When implementing group snapshots (Phase 4c)

  • Read VOLUME-GROUP-SNAPSHOTS.md first
  • Group snapshots reuse the Phase 4a single-snapshot infrastructure
  • The CSI controller handles hook orchestration (pre/post quiesce hooks)
  • The pool manager handles only the data plane (creating/deleting snapshot directories)
  • Failure policy: Abort rolls back all completed snapshots; Continue marks as PartialFailure

When implementing replication (Phase 4d)

  • Read CROSS-REGION-DR.md first
  • The replication controller (pkg/pool/replication_controller.go) runs as a separate reconciler
  • It copies SubVolume data between pools using CopyDir, not rsync (simplified from design doc)
  • Uses time.Duration schedule intervals, not cron expressions (simplified from design doc)
  • Destination is specified via DestinationNFSServer IP, not a pool reference (simplified from design doc)

When implementing migration (pkg/migrate/)

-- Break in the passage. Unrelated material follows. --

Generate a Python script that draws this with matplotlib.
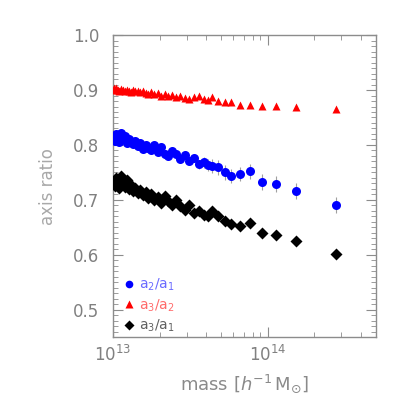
import numpy as np
import matplotlib
matplotlib.use('Agg')
import matplotlib.pyplot as plt
from matplotlib.ticker import MultipleLocator, LogLocator, NullFormatter, FormatStrFormatter
from matplotlib.lines import Line2D

# halo mass bins (units of 1e13 h^-1 Msun)
mass = [1.01, 1.023, 1.047, 1.072, 1.099, 1.127, 1.159, 1.191, 1.227, 1.265,
        1.306, 1.349, 1.396, 1.445, 1.500, 1.560, 1.626, 1.694, 1.770, 1.854,
        1.945, 2.046, 2.158, 2.280, 2.415, 2.564, 2.729, 2.911, 3.112, 3.334,
        3.581, 3.855, 4.111, 4.385, 4.753, 5.272, 5.821, 6.622, 7.691, 9.141,
        11.32, 15.38, 27.93]

# a3/a2
ratio_32 = [0.903, 0.901, 0.904, 0.900, 0.899, 0.902, 0.900, 0.898, 0.901, 0.899,
            0.897, 0.900, 0.898, 0.899, 0.896, 0.898, 0.895, 0.893, 0.896, 0.892,
            0.894, 0.890, 0.892, 0.889, 0.891, 0.887, 0.889, 0.886, 0.883, 0.887,
            0.889, 0.884, 0.881, 0.888, 0.880, 0.879, 0.878, 0.873, 0.872, 0.871,
            0.871, 0.869, 0.866]

# a2/a1
ratio_21 = [0.815, 0.808, 0.820, 0.812, 0.805, 0.822, 0.810, 0.816, 0.803, 0.811,
            0.806, 0.801, 0.808, 0.798, 0.803, 0.793, 0.800, 0.795, 0.790, 0.799,
            0.788, 0.796, 0.784, 0.779, 0.789, 0.783, 0.775, 0.781, 0.771, 0.777,
            0.765, 0.768, 0.764, 0.762, 0.759, 0.750, 0.744, 0.747, 0.752, 0.732,
            0.729, 0.716, 0.691]

err_21 = [0.005] * 30 + [0.008, 0.010, 0.011, 0.013, 0.014, 0.014, 0.013, 0.013,
                         0.014, 0.015, 0.015, 0.015, 0.015]

# a3/a1
ratio_31 = [0.735, 0.726, 0.740, 0.730, 0.722, 0.743, 0.731, 0.724, 0.736, 0.720,
            0.727, 0.716, 0.722, 0.712, 0.718, 0.708, 0.714, 0.703, 0.710, 0.699,
            0.705, 0.694, 0.707, 0.697, 0.690, 0.700, 0.688, 0.682, 0.690, 0.676,
            0.680, 0.673, 0.671, 0.679, 0.671, 0.661, 0.656, 0.653, 0.657, 0.639,
            0.636, 0.625, 0.601]

labels = ['a$_2$/a$_1$', 'a$_3$/a$_2$', 'a$_3$/a$_1$']
text_colors = ['#6a6aff', '#ff6a6a', '#606060']

m = np.array(mass) * 1e13

fig = plt.figure(figsize=(4.09, 4.09), dpi=100)
ax = fig.add_axes([0.2763, 0.176, 0.642, 0.738])

ax.errorbar(m, ratio_21, yerr=err_21, fmt='none', ecolor='#a0a0a0', elinewidth=0.8, zorder=1)
ax.plot(m, ratio_21, 'o', color='blue', ms=6.5, mec='none', zorder=3)
ax.plot(m, ratio_32, '^', color='red', ms=6.0, mec='none', zorder=3)
ax.plot(m, ratio_31, 'D', color='black', ms=5.8, mec='none', zorder=3)

ax.set_xscale('log')
ax.set_xlim(1e13, 5e14)
ax.set_ylim(0.45, 1.0)

ax.yaxis.set_major_locator(MultipleLocator(0.1))
ax.yaxis.set_minor_locator(MultipleLocator(0.01))
ax.yaxis.set_major_formatter(FormatStrFormatter('%.1f'))
ax.xaxis.set_minor_locator(LogLocator(base=10, subs=np.arange(2, 10)))
ax.xaxis.set_minor_formatter(NullFormatter())

gray = '#8c8c8c'
for s in ax.spines.values():
    s.set_color(gray)
    s.set_linewidth(1.0)
ax.tick_params(which='both', direction='in', top=True, right=True, color=gray)
ax.tick_params(which='major', length=7, labelsize=12, labelcolor='#808080')
ax.tick_params(which='minor', length=3.5)
ax.tick_params(axis='y', which='major', pad=10)
ax.tick_params(axis='x', which='major', pad=6)

ax.set_xlabel(r'mass $[h^{-1}\,\mathrm{M}_{\odot}]$', fontsize=13, color='#8a8a8a', labelpad=5)
ax.set_ylabel('axis ratio', fontsize=12, color='#a8a8a8', labelpad=11)

handles = [Line2D([], [], ls='none', marker='o', color='blue', ms=5.5, mec='none'),
           Line2D([], [], ls='none', marker='^', color='red', ms=5.5, mec='none'),
           Line2D([], [], ls='none', marker='D', color='black', ms=4.8, mec='none')]
leg = ax.legend(handles, labels, loc='lower left', bbox_to_anchor=(0.02, -0.01),
                frameon=False, fontsize=10, handlelength=0.8, handletextpad=0.3,
                labelspacing=0.32, borderaxespad=0.0)
for t, c in zip(leg.get_texts(), text_colors):
    t.set_color(c)

fig.savefig('out.png', dpi=100)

  • The planner analyzes existing stock IBM CSI PVCs and generates a migration plan
  • The executor creates SubVolume CRs, spawns data-copy pods, and rebinds PVCs
  • All migration operations are idempotent and can be resumed after failure

Common Mistakes to Avoid

  • Do NOT create a VPC file share in CreateVolume — that's the pool manager's job during reconciliation.
  • Do NOT store state in ConfigMaps — use the CRDs. ConfigMaps have size limits and no status subresource.
  • Do NOT assume subdirectory quotas are enforced — NFS doesn't enforce per-directory quotas natively. Track allocations in SubVolume CRs and report via metrics. Hard enforcement is a future feature.
  • Do NOT mount NFS shares with hard mount option in production — use soft,timeo=600,retrans=3 so pods don't hang indefinitely on NFS failures.
  • Do NOT use os.RemoveAll for PVC cleanup without checking the path — validate that the path is within the expected share mount point. Directory traversal bugs in a CSI driver are catastrophic.
  • Do NOT skip leader election for the controller — two controllers allocating simultaneously will corrupt pool state.